Панпсихизм, помимо прочего, соблазнителен тем, что ему удается избежать многих не поддающихся решению проблем, связанных с сознанием, – как «трудной проблемы сознания», преследовавшей материализм, так и проблемы взаимодействия души и тела, с которой никак не мог справиться дуализм. Панпсихизм предлагает простое объяснение того, почему наблюдение в квантовой механике приводит к коллапсу волновой функции: если сознание – это не просто иллюзия, а фундаментальное свойство Вселенной, оно, возможно, может оказывать воздействие на другие объекты. На вопрос, давно терзавший физикалистов, – как и почему в ходе случайной эволюции из материи возникает или развивается сознание – тоже находится изящный ответ. С точки зрения панпсихизма сознание было присуще материи с самого начала, с первых возникших частиц.

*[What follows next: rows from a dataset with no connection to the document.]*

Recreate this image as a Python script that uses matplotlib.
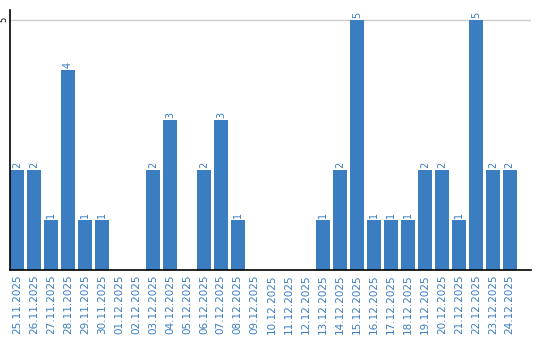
import matplotlib
matplotlib.use("Agg")
import matplotlib.pyplot as plt

dates = ["25.11.2025", "26.11.2025", "27.11.2025", "28.11.2025", "29.11.2025",
         "30.11.2025", "01.12.2025", "02.12.2025", "03.12.2025", "04.12.2025",
         "05.12.2025", "06.12.2025", "07.12.2025", "08.12.2025", "09.12.2025",
         "10.12.2025", "11.12.2025", "12.12.2025", "13.12.2025", "14.12.2025",
         "15.12.2025", "16.12.2025", "17.12.2025", "18.12.2025", "19.12.2025",
         "20.12.2025", "21.12.2025", "22.12.2025", "23.12.2025", "24.12.2025"]
counts = [2, 2, 1, 4, 1, 1, 0, 0, 2, 3,
          0, 2, 3, 1, 0, 0, 0, 0, 1, 2,
          5, 1, 1, 1, 2, 2, 1, 5, 2, 2]

blue = "#3a7dc0"

fig = plt.figure(figsize=(5.4, 3.4), dpi=100)
ax = fig.add_axes([0.0185, 0.206, 0.9645, 0.765])

x = list(range(len(dates)))
ax.bar(x, counts, width=0.82, color=blue, zorder=2)

# value labels above the bars
for xi, v in zip(x, counts):
    if v > 0:
        ax.text(xi, v + 0.04, str(v), rotation=90, ha="center", va="bottom",
                fontsize=7, color=blue)

ax.set_xlim(-0.41, 30.24)
ax.set_ylim(0, 5.2)
ax.set_xticks(x)
ax.set_xticklabels(dates, rotation=90, fontsize=7.5, color=blue)
ax.tick_params(axis="x", length=0, pad=3)
ax.set_yticks([5])
ax.set_yticklabels(["5"], rotation=90, fontsize=6, va="center")
ax.tick_params(axis="y", length=0, pad=1)
ax.yaxis.grid(True, color="#cccccc", linewidth=1, zorder=0)

for side in ["top", "right"]:
    ax.spines[side].set_visible(False)
ax.spines["left"].set_color("black")
ax.spines["bottom"].set_color("black")
ax.spines["left"].set_linewidth(1.2)
ax.spines["bottom"].set_linewidth(1.2)

fig.savefig("out.png", dpi=100)
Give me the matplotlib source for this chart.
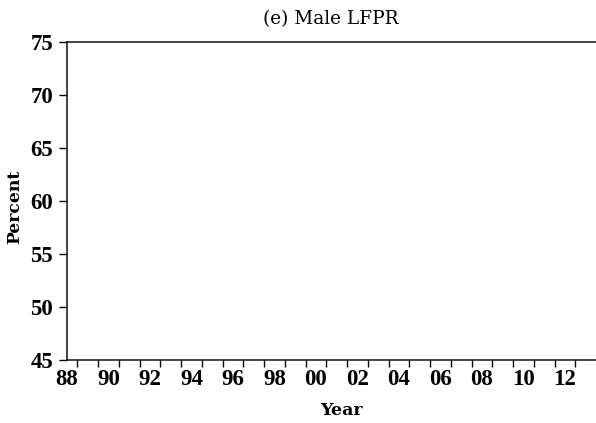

Но помимо удовлетворения от того, что эти сложные вопросы наконец закрыты, панпсихизм притягателен и на более примитивном, может быть, даже религиозном уровне: есть что-то привлекательное в мысли о том, что разум, или душа, занимает центральное место во Вселенной. В отличие от эмерджентизма и других теорий, которые ловко переопределяют такие термины, как «сознание» и «познание», чтобы их можно было бы применить к лесам и колониям насекомых, последователи панпсихизма уверены: все эти сущности действительно обладают неким личным феноменальным опытом – они ощущают себя мышью, амебой или кварком. Панпсихизм, по сути, извлекает из забвения scala naturae, «Великую цепь бытия» средневекового христианства, которая представляла всю природу – растения, животных, людей, ангелов и самого Бога – как континуум одухотворенности: все, что ее составляло, было в большей или меньшей степени наделено духом. Ведущих панпсихистов не смущают подобные переклички с мистическими идеями прошлого. «Панпсихизм, – пишет Гофф, – предлагает способ переосмысления Вселенной. Панпсихисты считают, что Вселенная похожа на нас; мы принадлежим ей». Он отмечает, что если сознание – фундаментальное качество реальности, это придает религиозному и духовному опыту больше веса. В самых разных культурах мистические переживания описываются как разрушение привычных границ между субъектом и объектом; мистик погружается во что-то вроде сознания, не ограниченного формами. Гофф признаёт, что это могут быть всего лишь иллюзорные психические феномены, но они подозрительно отвечают панпсихистским представлениям о том, что сознание – это и есть изначальная природа физической реальности. В панпсихизме, пишет он, «духовные поиски и научная рациональность могут наконец достичь гармонии».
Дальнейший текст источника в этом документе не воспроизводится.